◆ OBJECTIVE
Write the data out again, character for character, with no images.

◆ INFORMATION SUPPLIED
===============
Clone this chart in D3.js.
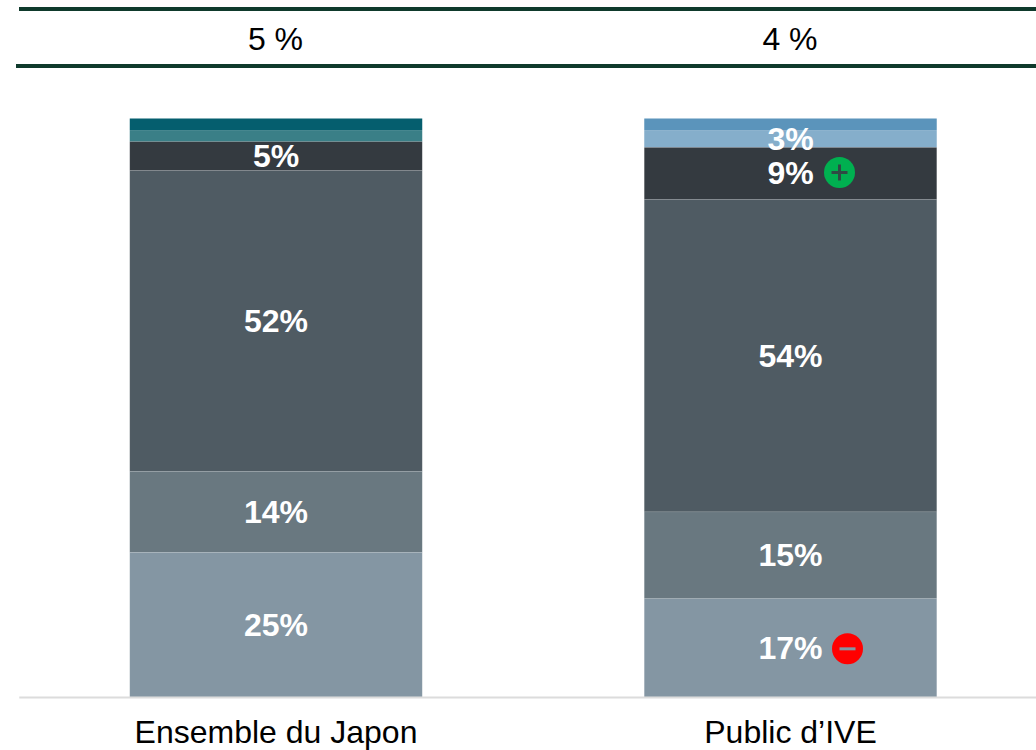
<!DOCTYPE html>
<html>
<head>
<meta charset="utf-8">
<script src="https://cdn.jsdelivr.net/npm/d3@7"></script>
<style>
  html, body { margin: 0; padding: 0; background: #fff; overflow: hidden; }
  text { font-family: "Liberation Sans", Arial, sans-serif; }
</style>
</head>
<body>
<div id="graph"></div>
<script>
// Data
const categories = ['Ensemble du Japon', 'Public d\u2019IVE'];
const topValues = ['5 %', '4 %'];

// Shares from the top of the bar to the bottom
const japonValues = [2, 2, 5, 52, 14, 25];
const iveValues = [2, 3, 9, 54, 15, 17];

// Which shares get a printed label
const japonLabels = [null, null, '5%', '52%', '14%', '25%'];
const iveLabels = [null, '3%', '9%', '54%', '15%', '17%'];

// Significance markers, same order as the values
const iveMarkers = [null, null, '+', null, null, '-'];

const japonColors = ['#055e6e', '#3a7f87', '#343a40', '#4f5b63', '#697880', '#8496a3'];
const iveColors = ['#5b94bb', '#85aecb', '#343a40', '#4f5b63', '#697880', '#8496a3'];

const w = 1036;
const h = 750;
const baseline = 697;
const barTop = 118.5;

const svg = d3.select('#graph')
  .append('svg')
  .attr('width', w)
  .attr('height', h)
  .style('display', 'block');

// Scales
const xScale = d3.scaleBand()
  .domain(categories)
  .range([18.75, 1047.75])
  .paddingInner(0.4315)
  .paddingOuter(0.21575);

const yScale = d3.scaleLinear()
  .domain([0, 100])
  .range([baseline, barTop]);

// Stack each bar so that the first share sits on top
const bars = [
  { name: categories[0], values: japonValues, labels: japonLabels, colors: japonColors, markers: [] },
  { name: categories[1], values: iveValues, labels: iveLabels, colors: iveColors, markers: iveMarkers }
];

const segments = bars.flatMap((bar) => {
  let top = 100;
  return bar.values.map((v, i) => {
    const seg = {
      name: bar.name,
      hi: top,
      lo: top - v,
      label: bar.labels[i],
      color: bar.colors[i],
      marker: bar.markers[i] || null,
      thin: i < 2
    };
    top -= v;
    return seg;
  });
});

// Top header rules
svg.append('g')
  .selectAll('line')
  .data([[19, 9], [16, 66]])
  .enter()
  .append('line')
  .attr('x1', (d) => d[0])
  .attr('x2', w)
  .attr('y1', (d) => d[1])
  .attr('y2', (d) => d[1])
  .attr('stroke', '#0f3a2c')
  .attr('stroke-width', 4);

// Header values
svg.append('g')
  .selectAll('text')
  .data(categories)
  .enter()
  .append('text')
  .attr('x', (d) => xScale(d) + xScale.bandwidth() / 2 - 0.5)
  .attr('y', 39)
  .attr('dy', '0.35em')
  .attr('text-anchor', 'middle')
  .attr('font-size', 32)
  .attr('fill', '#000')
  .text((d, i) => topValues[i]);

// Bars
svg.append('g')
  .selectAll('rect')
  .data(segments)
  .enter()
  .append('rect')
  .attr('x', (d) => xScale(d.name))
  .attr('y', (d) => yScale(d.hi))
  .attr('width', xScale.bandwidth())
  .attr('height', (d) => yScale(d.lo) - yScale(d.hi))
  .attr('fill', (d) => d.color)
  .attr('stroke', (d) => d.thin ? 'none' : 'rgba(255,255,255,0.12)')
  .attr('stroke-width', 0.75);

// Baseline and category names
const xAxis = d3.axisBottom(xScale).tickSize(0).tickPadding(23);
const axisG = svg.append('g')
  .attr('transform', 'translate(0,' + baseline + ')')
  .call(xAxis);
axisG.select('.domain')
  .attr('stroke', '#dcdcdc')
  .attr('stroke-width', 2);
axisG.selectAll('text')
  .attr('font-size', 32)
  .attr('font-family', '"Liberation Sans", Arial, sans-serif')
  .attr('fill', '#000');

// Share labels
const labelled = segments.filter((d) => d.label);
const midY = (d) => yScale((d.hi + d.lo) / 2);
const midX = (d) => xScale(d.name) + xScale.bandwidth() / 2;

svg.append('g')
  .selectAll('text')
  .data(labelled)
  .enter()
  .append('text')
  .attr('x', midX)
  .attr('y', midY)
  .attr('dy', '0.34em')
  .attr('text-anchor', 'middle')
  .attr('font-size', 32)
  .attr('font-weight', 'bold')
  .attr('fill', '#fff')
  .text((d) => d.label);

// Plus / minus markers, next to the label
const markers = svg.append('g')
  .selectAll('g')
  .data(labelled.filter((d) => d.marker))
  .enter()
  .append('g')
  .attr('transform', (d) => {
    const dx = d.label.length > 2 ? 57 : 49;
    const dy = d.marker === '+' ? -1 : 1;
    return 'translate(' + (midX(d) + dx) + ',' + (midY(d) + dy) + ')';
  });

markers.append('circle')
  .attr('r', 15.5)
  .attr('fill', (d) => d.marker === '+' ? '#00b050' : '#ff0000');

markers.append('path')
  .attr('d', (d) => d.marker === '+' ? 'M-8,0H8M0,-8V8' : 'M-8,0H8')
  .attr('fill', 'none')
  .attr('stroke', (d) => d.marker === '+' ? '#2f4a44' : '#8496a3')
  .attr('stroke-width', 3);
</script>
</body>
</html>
===============
◆ TASK RESPONSE
Clone this chart in D3.js.
<!DOCTYPE html>
<html>
<head>
<meta charset="utf-8">
<script src="https://cdn.jsdelivr.net/npm/d3@7"></script>
<style>
  html, body { margin: 0; padding: 0; background: #fff; overflow: hidden; }
  text { font-family: "Liberation Sans", Arial, sans-serif; }
</style>
</head>
<body>
<div id="graph"></div>
<script>
// Data
const categories = ['Ensemble du Japon', 'Public d\u2019IVE'];
const topValues = ['5 %', '4 %'];

// Shares from the top of the bar to the bottom
const japonValues = [2, 2, 5, 52, 14, 25];
const iveValues = [2, 3, 9, 54, 15, 17];

// Which shares get a printed label
const japonLabels = [null, null, '5%', '52%', '14%', '25%'];
const iveLabels = [null, '3%', '9%', '54%', '15%', '17%'];

// Significance markers, same order as the values
const iveMarkers = [null, null, '+', null, null, '-'];

const japonColors = ['#055e6e', '#3a7f87', '#343a40', '#4f5b63', '#697880', '#8496a3'];
const iveColors = ['#5b94bb', '#85aecb', '#343a40', '#4f5b63', '#697880', '#8496a3'];

const w = 1036;
const h = 750;
const baseline = 697;
const barTop = 118.5;

const svg = d3.select('#graph')
  .append('svg')
  .attr('width', w)
  .attr('height', h)
  .style('display', 'block');

// Scales
const xScale = d3.scaleBand()
  .domain(categories)
  .range([18.75, 1047.75])
  .paddingInner(0.4315)
  .paddingOuter(0.21575);

const yScale = d3.scaleLinear()
  .domain([0, 100])
  .range([baseline, barTop]);

// Stack each bar so that the first share sits on top
const bars = [
  { name: categories[0], values: japonValues, labels: japonLabels, colors: japonColors, markers: [] },
  { name: categories[1], values: iveValues, labels: iveLabels, colors: iveColors, markers: iveMarkers }
];

const segments = bars.flatMap((bar) => {
  let top = 100;
  return bar.values.map((v, i) => {
    const seg = {
      name: bar.name,
      hi: top,
      lo: top - v,
      label: bar.labels[i],
      color: bar.colors[i],
      marker: bar.markers[i] || null,
      thin: i < 2
    };
    top -= v;
    return seg;
  });
});

// Top header rules
svg.append('g')
  .selectAll('line')
  .data([[19, 9], [16, 66]])
  .enter()
  .append('line')
  .attr('x1', (d) => d[0])
  .attr('x2', w)
  .attr('y1', (d) => d[1])
  .attr('y2', (d) => d[1])
  .attr('stroke', '#0f3a2c')
  .attr('stroke-width', 4);

// Header values
svg.append('g')
  .selectAll('text')
  .data(categories)
  .enter()
  .append('text')
  .attr('x', (d) => xScale(d) + xScale.bandwidth() / 2 - 0.5)
  .attr('y', 39)
  .attr('dy', '0.35em')
  .attr('text-anchor', 'middle')
  .attr('font-size', 32)
  .attr('fill', '#000')
  .text((d, i) => topValues[i]);

// Bars
svg.append('g')
  .selectAll('rect')
  .data(segments)
  .enter()
  .append('rect')
  .attr('x', (d) => xScale(d.name))
  .attr('y', (d) => yScale(d.hi))
  .attr('width', xScale.bandwidth())
  .attr('height', (d) => yScale(d.lo) - yScale(d.hi))
  .attr('fill', (d) => d.color)
  .attr('stroke', (d) => d.thin ? 'none' : 'rgba(255,255,255,0.12)')
  .attr('stroke-width', 0.75);

// Baseline and category names
const xAxis = d3.axisBottom(xScale).tickSize(0).tickPadding(23);
const axisG = svg.append('g')
  .attr('transform', 'translate(0,' + baseline + ')')
  .call(xAxis);
axisG.select('.domain')
  .attr('stroke', '#dcdcdc')
  .attr('stroke-width', 2);
axisG.selectAll('text')
  .attr('font-size', 32)
  .attr('font-family', '"Liberation Sans", Arial, sans-serif')
  .attr('fill', '#000');

// Share labels
const labelled = segments.filter((d) => d.label);
const midY = (d) => yScale((d.hi + d.lo) / 2);
const midX = (d) => xScale(d.name) + xScale.bandwidth() / 2;

svg.append('g')
  .selectAll('text')
  .data(labelled)
  .enter()
  .append('text')
  .attr('x', midX)
  .attr('y', midY)
  .attr('dy', '0.34em')
  .attr('text-anchor', 'middle')
  .attr('font-size', 32)
  .attr('font-weight', 'bold')
  .attr('fill', '#fff')
  .text((d) => d.label);

// Plus / minus markers, next to the label
const markers = svg.append('g')
  .selectAll('g')
  .data(labelled.filter((d) => d.marker))
  .enter()
  .append('g')
  .attr('transform', (d) => {
    const dx = d.label.length > 2 ? 57 : 49;
    const dy = d.marker === '+' ? -1 : 1;
    return 'translate(' + (midX(d) + dx) + ',' + (midY(d) + dy) + ')';
  });

markers.append('circle')
  .attr('r', 15.5)
  .attr('fill', (d) => d.marker === '+' ? '#00b050' : '#ff0000');

markers.append('path')
  .attr('d', (d) => d.marker === '+' ? 'M-8,0H8M0,-8V8' : 'M-8,0H8')
  .attr('fill', 'none')
  .attr('stroke', (d) => d.marker === '+' ? '#2f4a44' : '#8496a3')
  .attr('stroke-width', 3);
</script>
</body>
</html>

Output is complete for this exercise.